Matter can have positive and negative mass
Most of us, including non-scientists, have a basic knowledge of the laws of motion. We observe this every day, when we throw a ball to our child or drive our car down the street. We all understand that if we push something, it moves away from us. Whether or not we know that this is called Newton’s Second Law of Motion is irrelevant because the matter will continue to behave in this way regardless.
We never tend to think of matter as having positive and negative mass and as a result, we tend to think of all matter as behaving in the same way. When we delve a little deeper though, we find it is in fact possible to create matter that defies convention.
To achieve negative mass you need Einstein’s help
What scientists at Washington State University have created is something truly bizarre, known as ‘negative mass.’ In this case, when pushed, instead of accelerating away from the force as we would expect, the object actually moves towards the force.
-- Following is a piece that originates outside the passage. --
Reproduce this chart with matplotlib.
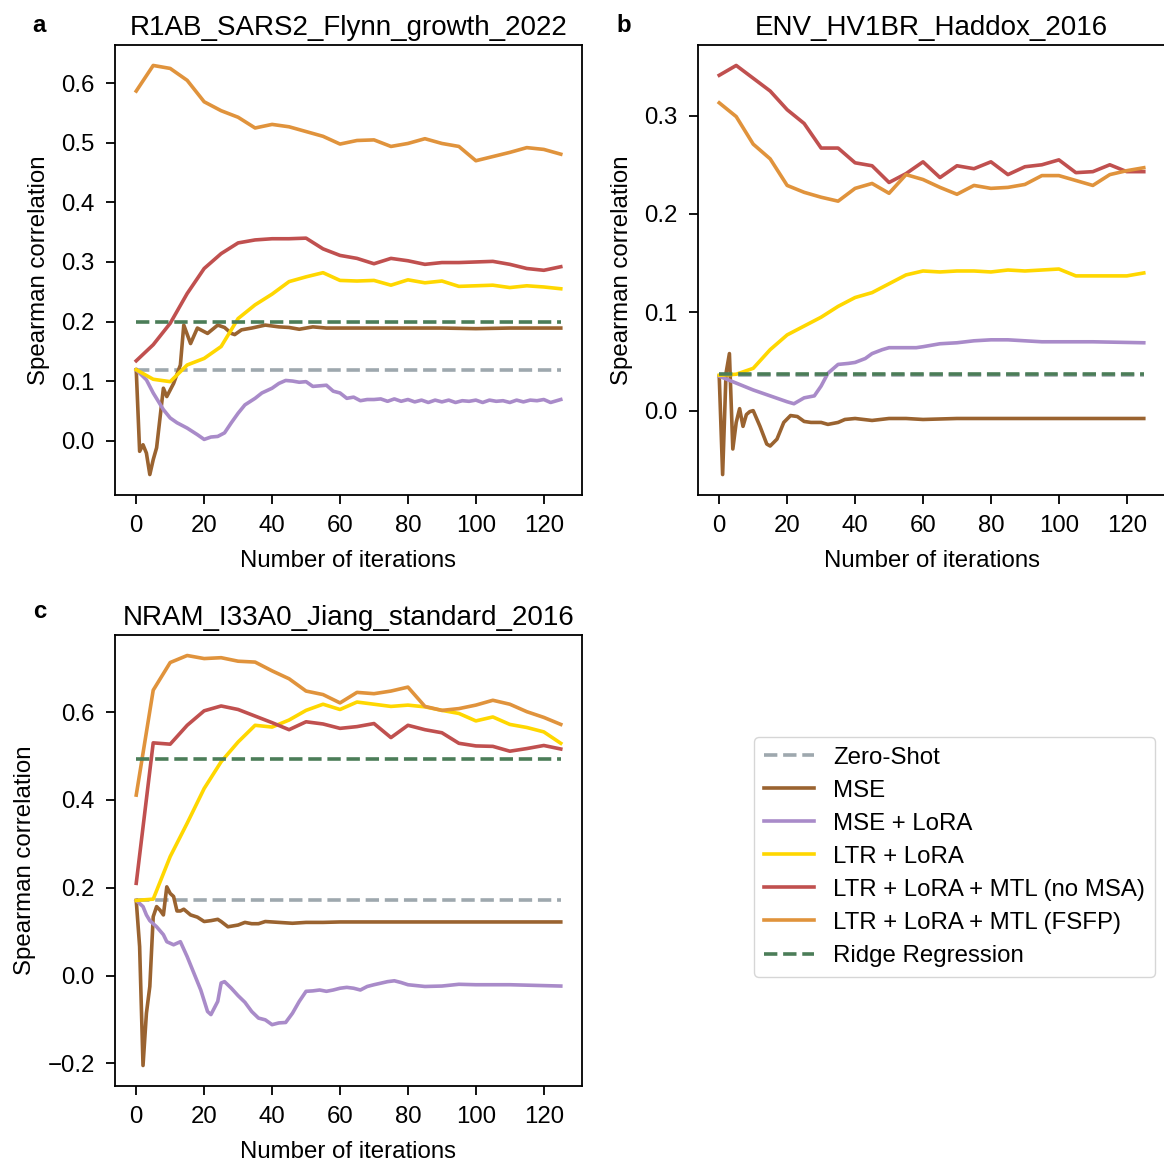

Involved in the team was Michael Forbes, an Assistant Professor of Physics and Astronomy at Washington State University and also an Affiliate Assistant Professor of the University of Washington. Forbes explained that this process of negative mass is extremely rare, particularly in a relatively stable form.
The research, published in the journal Physical Review Letters, explains that in order to achieve the elusive state of negative mass, the team used something which is called a Bose-Einstein condensate. This state was first theorized as early as 1924, by none other than, of course, Albert Einstein and Satyendra Nath Bose. In this state, atoms are cooled to nearly absolute zero. The atoms of choice for Forbes and his team were rubidium. Once super cooled, the rubidium atoms travel extremely slowly, eventually forming something which is known as a superfluid. The superfluid flows without losing any energy and also behaves like a wave.
Experimental TOF images of the effectively 1D expanding SOC BEC for expansion times of 0, 10, and 14 ms. (phys.org)
Next, the team, which includes Peter Engels, Professor of Physics and Astronomy at Washington State University, used lasers to slow the particles down. This also had the effect of making them colder. Any particles which did not follow this pattern and remained hot were allowed to escape, which also cooled the remaining matter even further.
Once this Bose-Einstein condensate state was achieved, the next stage was for the researchers to apply another laser which altered the way the rubidium atoms were spinning. Now, amazingly, when the rubidium was moving fast enough, it acted as though it had negative mass. Forbes said “once you push, it accelerates backwards. It looks like the rubidium hits an invisible wall.”
The stability of this negative mass is impressive
Whilst negative mass has been achieved previously, what’s different this time is the incredible level of control the researchers have been able to achieve this time. Michael Forbes said “what’s a first here in the exquisite control we have over the nature of this negative mass, without any other complications.”
This new level of control means that researchers can now use this technique to study negative mass in more detail, but also to potentially provide us with a greater insight into other phenomena including black holes, dark matter and neutron stars.